5.12 Lab: Scraping newspaper website
Extracting media text from newspaper’s websites is a very frequent task in webscraping. One advantage of these sites is that they tend to offer an RSS feed that contains a list of all the stories they have published, which we can then use to more efficiently scrape them.

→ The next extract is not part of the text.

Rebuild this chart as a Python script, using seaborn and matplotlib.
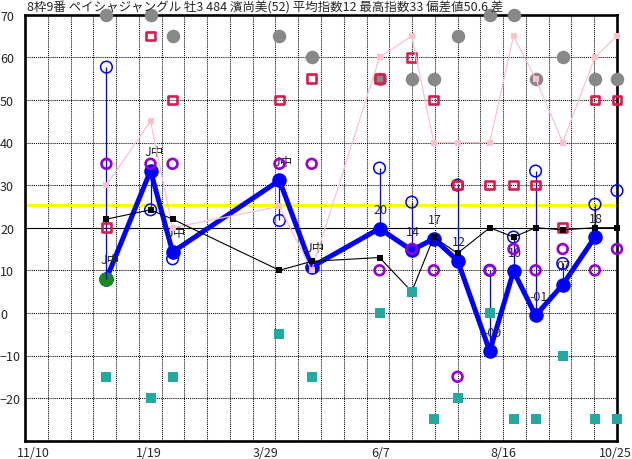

Parsing RSS feeds requires we learn a slightly different data format: XML, or eXtensible Markup Language, which predates (but is similar to) JSON. Just like HTML, it uses a series of tags and a tree structure. We will use the xml2
and rvest
packages to read data in XML format:
Let’s look at an example:
feed <- "http://www.spiegel.de/politik/index.rss"
library(xml2)
library(rvest)
rss <- read_xml(feed)
substr(as.character(rss), 1, 1000)
Just like with HTML, we can extract specific nodes of the XML file using a combination of xml_nodes
and xml_text
headlines <- xml_nodes(rss, 'title')
(headlines <- xml_text(headlines))
urls <- xml_nodes(rss, 'link')
(urls <- xml_text(urls))
Once we have the article URLs, we could go page by page, looking at their internal structure, and then scraping it. However, some packages exist that already compile a set of scrapers that generally work with any type of newspaper website – one of these is boilerpipeR
. It uses a combination of machine learning and heuristics to develop functions that should work for any newspaper website. Let’s see how it works in this case:
– DOES NOT WORK BELOW –
library(boilerpipeR)
library(rJava) # You need to have Java installed
# read first URL -- note that all text needs to be into a single character vector
text <- readLines(urls[3])
text <- paste(text, collapse="\n")
# now let's try to parse it..
main_text <- ArticleExtractor(text)
cat(main_text)
Once we have prototype code, the last step is to generalize using a loop that will iterate over URLs.
articles <- list()
for (i in 1:length(urls)){
message(i, " of ", length(urls))
text <- paste(readLines(urls[i]), collapse="\n")
main_text <- ArticleExtractor(text)
articles[[i]] <- data.frame(
url = urls[i],
headline = headlines[i],
text = main_text,
stringsAsFactors=F)
}
articles <- do.call(rbind, articles)
Of course, some times this standardized code will not work with specific websites. In those cases, it’s easier to just develop our own code.